Thanks a lot keep posting the gardening ideas too. Love gardening also.
Sorry for writing on the wrong subject, but must try the cabbage recipe also.
Maurine Johnson says
As I am putting these in the oven just now, I see I cut them wrong! Somehow I think they will be just as yummy! We love roasted veggies!
JoAnne says
My husband and I love this cabbage recipe!
Diane C says
I love cabbage but have run out of ideas for ways to serve it. I cannot wait to try this!
Jean Howell says
Delicious!
Sue Smith says
Got some growing in my garden so I will certainly try this when they are ready. Thanks for the great idea.
Annie says
I make this often……..I have found that people who do not care for cabbage love this!
Frantique says
I will try the fennel seeds. Needed some new ideas. In summer when the garden is prolific I eat lots of vegetables for breakfast. I shred red cabbage and onions, saute in pan, add a splash of ‘real’ cider vinegar, kosher salt and pepper. Remove to plate and add a bit of olive oil and bacon drippings to pan and soft fry an egg – yummy.

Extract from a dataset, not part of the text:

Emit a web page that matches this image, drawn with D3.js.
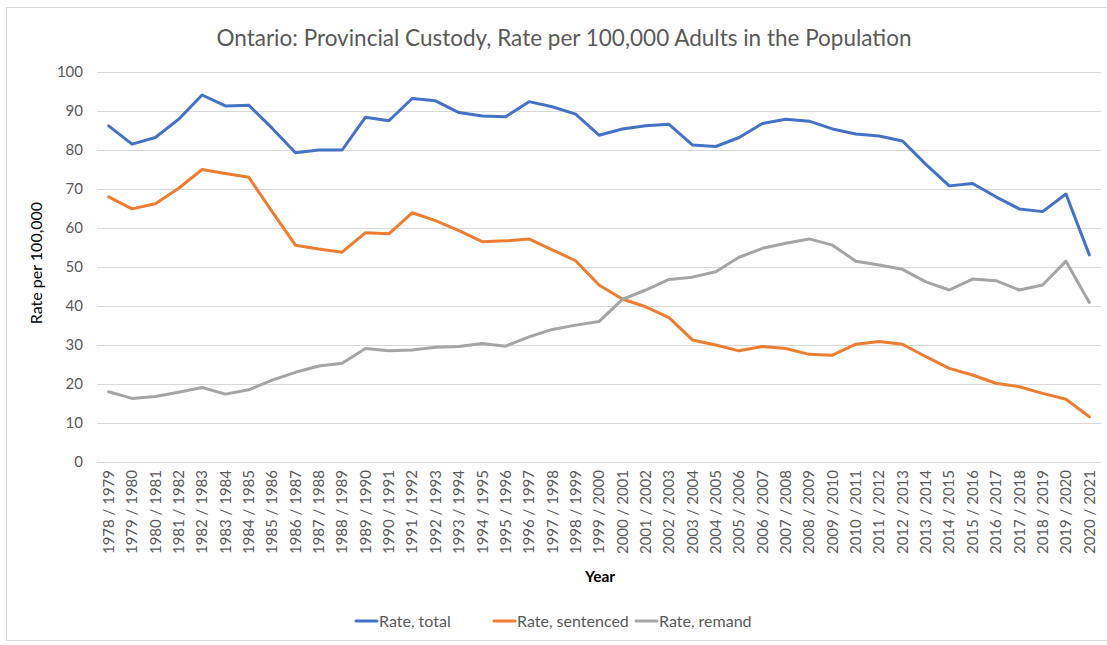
<!DOCTYPE html>
<html><head><meta charset="utf-8">
<script src="https://cdn.jsdelivr.net/npm/d3@7"></script>
<style>body{margin:0;background:#fff;} svg{display:block;font-family:Lato,"Open Sans",sans-serif;}</style>
</head><body>
<svg id="c" width="1107" height="645"></svg>
<script>
const years = [];
for (let y = 1978; y <= 2020; y++) years.push(y + " / " + (y + 1));
const rateTotal = [86.2,81.5,83.2,87.9,94.1,91.3,91.5,85.6,79.3,80.0,80.0,88.4,87.5,93.2,92.6,89.6,88.7,88.5,92.4,91.1,89.2,83.8,85.4,86.2,86.6,81.3,80.9,83.2,86.8,87.9,87.4,85.4,84.1,83.6,82.3,76.3,70.8,71.4,68.0,64.9,64.2,68.7,53.1];
const rateSentenced = [68.0,64.9,66.2,70.2,75.0,74.0,73.0,64.2,55.6,54.6,53.8,58.8,58.5,63.9,61.9,59.3,56.5,56.7,57.2,54.4,51.6,45.4,41.8,39.8,37.0,31.3,30.0,28.5,29.6,29.1,27.6,27.4,30.2,30.9,30.2,27.0,24.0,22.3,20.2,19.3,17.6,16.1,11.6];
const rateRemand = [18.0,16.3,16.8,17.9,19.1,17.4,18.5,21.0,23.0,24.6,25.3,29.1,28.5,28.7,29.4,29.6,30.4,29.7,32.1,34.0,35.1,36.0,41.7,44.1,46.8,47.4,48.8,52.5,54.8,56.1,57.2,55.6,51.5,50.5,49.4,46.2,44.1,46.9,46.5,44.1,45.4,51.5,40.9];
const yTicks = [0,10,20,30,40,50,60,70,80,90,100];
const seriesNames = ["Rate, total","Rate, sentenced","Rate, remand"];
const seriesColors = ["#4472C4","#ED7D31","#A5A5A5"];
const title = "Ontario: Provincial Custody, Rate per 100,000 Adults in the Population";

const svg = d3.select("#c");
svg.append("rect").attr("x",6.5).attr("y",7.5).attr("width",1120).attr("height",633)
  .attr("fill","#fff").attr("stroke","#D9D9D9").attr("stroke-width",1);

const x = d3.scaleBand().domain(years).range([97,1101]);
const y = d3.scaleLinear().domain([0,100]).range([462,72]);

// gridlines
svg.append("g").selectAll("line").data(yTicks).join("line")
  .attr("x1",97).attr("x2",1101).attr("y1",d=>y(d)+0.5).attr("y2",d=>y(d)+0.5)
  .attr("stroke","#D9D9D9").attr("stroke-width",1);

// y axis
const ya = svg.append("g").attr("transform","translate(97,0)")
  .call(d3.axisLeft(y).tickValues(yTicks).tickSize(0).tickPadding(14));
ya.select(".domain").remove();
ya.selectAll("text").attr("font-size",15).attr("fill","#595959").attr("font-family","Lato,sans-serif");

// x axis
const xa = svg.append("g").attr("transform","translate(0,462)")
  .call(d3.axisBottom(x).tickSize(0));
xa.select(".domain").remove();
xa.selectAll("text").attr("font-size",15).attr("fill","#595959").attr("font-family","Lato,sans-serif")
  .attr("text-anchor","end").attr("transform","rotate(-90)").attr("x",-8).attr("y",0).attr("dy","0.35em");

// lines
const line = d3.line().x((d,i)=>x(years[i])+x.bandwidth()/2).y(d=>y(d));
[rateTotal,rateSentenced,rateRemand].forEach((s,k)=>{
  svg.append("path").datum(s).attr("d",line).attr("fill","none")
    .attr("stroke",seriesColors[k]).attr("stroke-width",3).attr("stroke-linejoin","round").attr("stroke-linecap","round");
});

// title
svg.append("text").attr("x",564).attr("y",46).attr("text-anchor","middle")
  .attr("font-size",22.5).attr("fill","#595959").text(title);

// axis titles
svg.append("text").attr("transform","translate(42,263) rotate(-90)").attr("text-anchor","middle")
  .attr("font-size",16).attr("fill","#000").text("Rate per 100,000");
svg.append("text").attr("x",600).attr("y",582).attr("text-anchor","middle")
  .attr("font-size",15.5).attr("font-weight","bold").attr("fill","#000").text("Year");

// legend
const legX = [356,494,636];
seriesNames.forEach((n,k)=>{
  const g = svg.append("g").attr("transform",`translate(${legX[k]},621)`);
  g.append("line").attr("x1",0).attr("x2",21).attr("y1",0).attr("y2",0)
    .attr("stroke",seriesColors[k]).attr("stroke-width",3).attr("stroke-linecap","round");
  g.append("text").attr("x",23).attr("y",0).attr("dy","0.35em").attr("font-size",16)
    .attr("fill","#595959").text(n);
});
</script>
</body></html>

I eat chard, kale, green beans, broccoli and brussels sprouts the same way with herbs of choice – summer breakfast almost always include vegetables. Pictures look great too Kevin – guests would be impressed :-). My recent breakfast included a bit of garlic, jalapeno pepper, baby zucchini, sweet corn with salt, pepper, cumin. Soft fried egg or scrambled. Uncomplicated and delicious! Keep the ideas coming. BTW, the kohli rabbi has been perfect this season.